__Your objective__:
Retype the data exactly, from its first line to the line containing "from bokeh.core.properties import value", including both, and skip any picture.

__Recorded information__:
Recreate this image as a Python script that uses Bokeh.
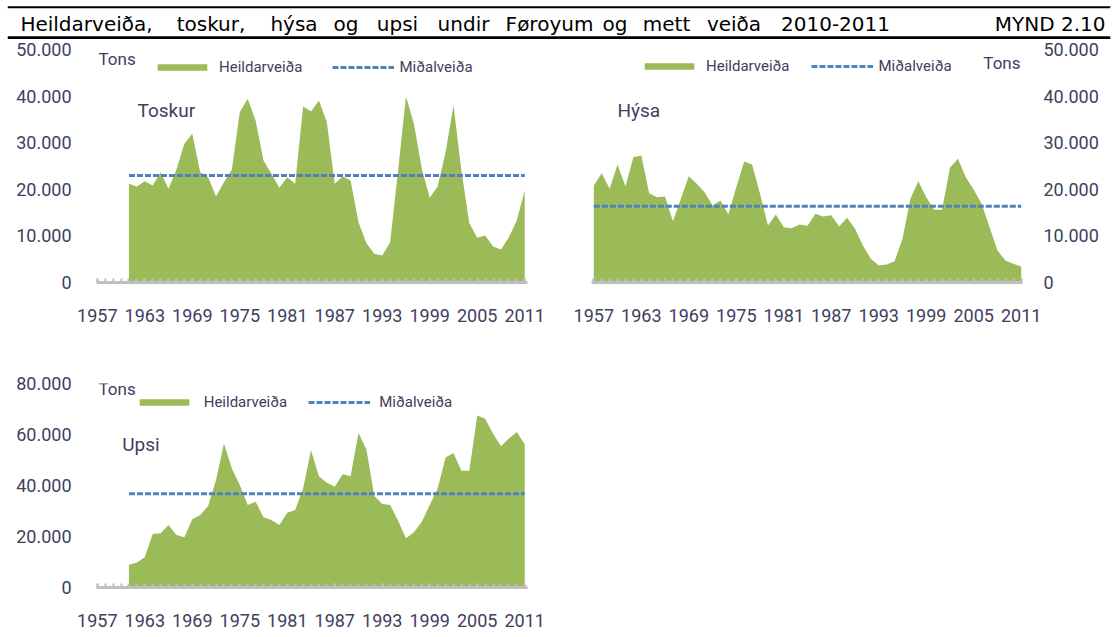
from bokeh.plotting import figure
from bokeh.models import Range1d, FixedTicker, Legend, LegendItem, Label, Span, ColumnDataSource
from bokeh.layouts import column, row
from bokeh.embed import file_html
from bokeh.resources import INLINE
from bokeh.core.properties import value

# ---------------- data ----------------
title_text = "Heildarveiða, toskur, hýsa og upsi undir Føroyum og mett veiða 2010-2011"
figure_tag = "MYND 2.10"
unit_label = "Tons"
panel_names = ["Toskur", "Hýsa", "Upsi"]
legend_labels = ["Heildarveiða", "Miðalveiða"]

years_toskur = list(range(1961, 2012))
toskur = [21170, 20600, 21750, 20820, 23680, 20100, 24250, 29760, 31900, 23680,
          22600, 18450, 21530, 24180, 36550, 39410, 34760, 26180, 23320, 20310,
          22600, 21170, 37770, 36700, 39060, 34410, 21170, 22750, 21890, 12950,
          8440, 6150, 5790, 8660, 24030, 39910, 34050, 24390, 18170, 20600,
          27970, 37980, 24030, 12730, 9590, 10090, 7730, 7080, 9730, 13300, 19740]
toskur_mean = 22960

years_hysa = list(range(1957, 2012))
hysa = [20820, 23460, 20100, 25320, 20600, 26900, 27250, 19170, 18310, 18450,
        13160, 17950, 22820, 21170, 19380, 16520, 17600, 14590, 20460, 25970,
        25320, 19030, 12230, 14590, 11870, 11660, 12450, 12160, 14740, 14160,
        14450, 12020, 13880, 11520, 7940, 5080, 3650, 3860, 4580, 9370,
        17950, 21750, 18310, 15590, 15590, 24610, 26540, 22600, 19890, 16880,
        11870, 6870, 4720, 4010, 3430]
hysa_mean = 16380

years_upsi = list(range(1961, 2012))
upsi = [8910, 9820, 11900, 21020, 21280, 24530, 20630, 19710, 26740, 28440,
        31950, 42110, 56430, 46670, 40160, 32340, 33650, 27530, 26480, 24530,
        29350, 30390, 38850, 53830, 43670, 41070, 39510, 44450, 43670, 60600,
        54090, 35860, 32730, 32340, 26220, 19320, 21670, 25830, 32340, 38850,
        50960, 52790, 45750, 45750, 67500, 66200, 60340, 55390, 58390, 60990, 56170]
upsi_mean = 36770

axis_years = list(range(1957, 2012))
x_ticks = [1957, 1963, 1969, 1975, 1981, 1987, 1993, 1999, 2005, 2011]
x_tick_labels = ["1957", "1963", "1969", "1975", "1981", "1987", "1993", "1999", "2005", "2011"]
y_ticks_50 = [0, 10000, 20000, 30000, 40000, 50000]
y_labels_50 = ["0", "10.000", "20.000", "30.000", "40.000", "50.000"]
y_ticks_80 = [0, 20000, 40000, 60000, 80000]
y_labels_80 = ["0", "20.000", "40.000", "60.000", "80.000"]

# ---------------- style ----------------
GREEN = "#9BBB59"
BLUE = "#4F81BD"
AXIS = "#BFBFBF"
TEXT = "#404060"
FONT = "Roboto"
LBL_DY = -7   # empirical baseline correction for labels (page px)


def to_data(frame, xr, yr, px, py):
    l, t, r, b = frame
    x = xr[0] + (px - l) / (r - l) * (xr[1] - xr[0])
    y = yr[0] + (b - py) / (b - t) * (yr[1] - yr[0])
    return x, y


def make_panel(years, vals, mean, name, fig_box, frame, xr, ymax, y_ticks, y_labels,
               y_side, x_standoff, y_standoff, leg_x, leg_y, leg_spacing, leg_standoff,
               tons_pos, tons_align, name_pos):
    px, py, w, h = fig_box
    l, t, r, b = frame
    p = figure(width=w, height=h, output_backend="svg", toolbar_location=None,
               x_range=Range1d(*xr), y_range=Range1d(0, ymax),
               y_axis_location=y_side,
               min_border_left=l - px, min_border_top=t - py,
               min_border_right=px + w - r, min_border_bottom=py + h - b)
    p.outline_line_color = None
    p.xgrid.visible = False
    p.ygrid.visible = False
    p.background_fill_color = "white"
    p.border_fill_color = "white"

    src = ColumnDataSource(dict(year=years, catch=vals))
    area = p.varea(x="year", y1=0, y2="catch", source=src, fill_color=GREEN, fill_alpha=1.0)
    mean_src = ColumnDataSource(dict(year=[years[0], years[-1]], mean=[mean, mean]))
    mline = p.line(x="year", y="mean", source=mean_src, line_color=BLUE, line_width=3,
                   line_dash="6 2")

    xa = p.xaxis[0]
    xa.ticker = FixedTicker(ticks=x_ticks, minor_ticks=axis_years)
    xa.major_label_overrides = dict(zip(x_ticks, x_tick_labels))
    xa.axis_line_color = AXIS
    xa.axis_line_width = 3
    xa.major_tick_in = 4
    xa.major_tick_out = 0
    xa.minor_tick_in = 4
    xa.minor_tick_out = 0
    xa.major_tick_line_color = AXIS
    xa.minor_tick_line_color = AXIS
    xa.major_tick_line_width = 2
    xa.minor_tick_line_width = 2
    xa.major_label_standoff = x_standoff
    xa.major_label_text_font = FONT
    xa.major_label_text_font_size = "18px"
    xa.major_label_text_color = TEXT

    ya = p.yaxis[0]
    ya.ticker = FixedTicker(ticks=y_ticks)
    ya.major_label_overrides = dict(zip(y_ticks, y_labels))
    ya.axis_line_color = None
    ya.major_tick_line_color = None
    ya.minor_tick_line_color = None
    ya.major_label_standoff = y_standoff
    ya.major_label_text_font = FONT
    ya.major_label_text_font_size = "18px"
    ya.major_label_text_color = TEXT

    leg = Legend(items=[LegendItem(label=value(legend_labels[0]), renderers=[area]),
                        LegendItem(label=value(legend_labels[1]), renderers=[mline])],
                 orientation="horizontal", location=(leg_x, leg_y), padding=0, margin=0,
                 spacing=leg_spacing, label_standoff=leg_standoff, glyph_width=62,
                 glyph_height=8, label_height=8, label_width=10,
                 border_line_color=None, background_fill_alpha=0,
                 label_text_font=FONT, label_text_font_size="15px",
                 label_text_color=TEXT, label_text_baseline="alphabetic")
    p.add_layout(leg)

    tx, ty = to_data(frame, xr, (0, ymax), tons_pos[0], tons_pos[1] + LBL_DY)
    p.add_layout(Label(x=tx, y=ty, text=unit_label, text_font=FONT, text_font_size="17px",
                       text_color=TEXT, text_baseline="alphabetic", text_align=tons_align))
    nx, ny = to_data(frame, xr, (0, ymax), name_pos[0], name_pos[1] + LBL_DY)
    p.add_layout(Label(x=nx, y=ny, text=name, text_font=FONT, text_font_size="19px",
                       text_color=TEXT, text_baseline="alphabetic", text_align="left"))
    return p


# ---------------- header ----------------
HDR_L, HDR_R = 7, 1110
header = figure(width=1115, height=39, output_backend="svg", toolbar_location=None,
                x_range=Range1d(0, HDR_R - HDR_L), y_range=Range1d(0, 39),
                x_axis_location=None, y_axis_location=None, min_border=0,
                min_border_left=HDR_L, min_border_right=1115 - HDR_R)
header.outline_line_color = None
header.xgrid.visible = False
header.ygrid.visible = False
header.add_layout(Span(location=39 - 6.7, dimension="width", line_color="black", line_width=2))
header.add_layout(Span(location=39 - 37.3, dimension="width", line_color="black", line_width=3))
title_words = title_text.split(" ")
title_word_cx = [86, 210.5, 293.5, 345.5, 397, 463, 549, 614.5, 666, 733.5, 835]
TITLE_BASE = 39 - (30 + LBL_DY)
for wd, wx in zip(title_words, title_word_cx):
    header.add_layout(Label(x=wx - HDR_L, y=TITLE_BASE, text=wd, text_font="DejaVu Sans",
                            text_font_size="20px", text_color="black",
                            text_baseline="alphabetic", text_align="center"))
header.add_layout(Label(x=1105 - HDR_L, y=TITLE_BASE, text=figure_tag, text_font="DejaVu Sans",
                        text_font_size="20px", text_color="black",
                        text_baseline="alphabetic", text_align="right"))

# ---------------- panels ----------------
XR_A = (1956.9, 2011.35)
XR_B = (1956.71, 2011.16)

p1 = make_panel(years_toskur, toskur, toskur_mean, panel_names[0],
                (0, 39, 560, 289), (96, 49, 527, 282), XR_A, 50000, y_ticks_50, y_labels_50,
                "left", 26, 19, 55, 206.5, 29, 6, (98, 65), "left", (137, 117.3))
p2 = make_panel(years_hysa, hysa, hysa_mean, panel_names[1],
                (560, 39, 555, 289), (591, 49, 1022, 282), XR_B, 50000, y_ticks_50, y_labels_50,
                "right", 26, 15, 47, 206.7, 21, 6, (1020, 69.3), "right", (617, 117.3))
p3 = make_panel(years_upsi, upsi, upsi_mean, panel_names[2],
                (0, 328, 560, 308), (96, 383, 527, 587), XR_A, 80000, y_ticks_80, y_labels_80,
                "left", 26, 19, 36.7, 175.7, 21, 9, (98, 395), "left", (121.7, 450.7))

layout = column(row(header), row(p1, p2), row(p3))
open("out.html", "w").write(file_html(layout, INLINE))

__Full output__:
Recreate this image as a Python script that uses Bokeh.
from bokeh.plotting import figure
from bokeh.models import Range1d, FixedTicker, Legend, LegendItem, Label, Span, ColumnDataSource
from bokeh.layouts import column, row
from bokeh.embed import file_html
from bokeh.resources import INLINE
from bokeh.core.properties import value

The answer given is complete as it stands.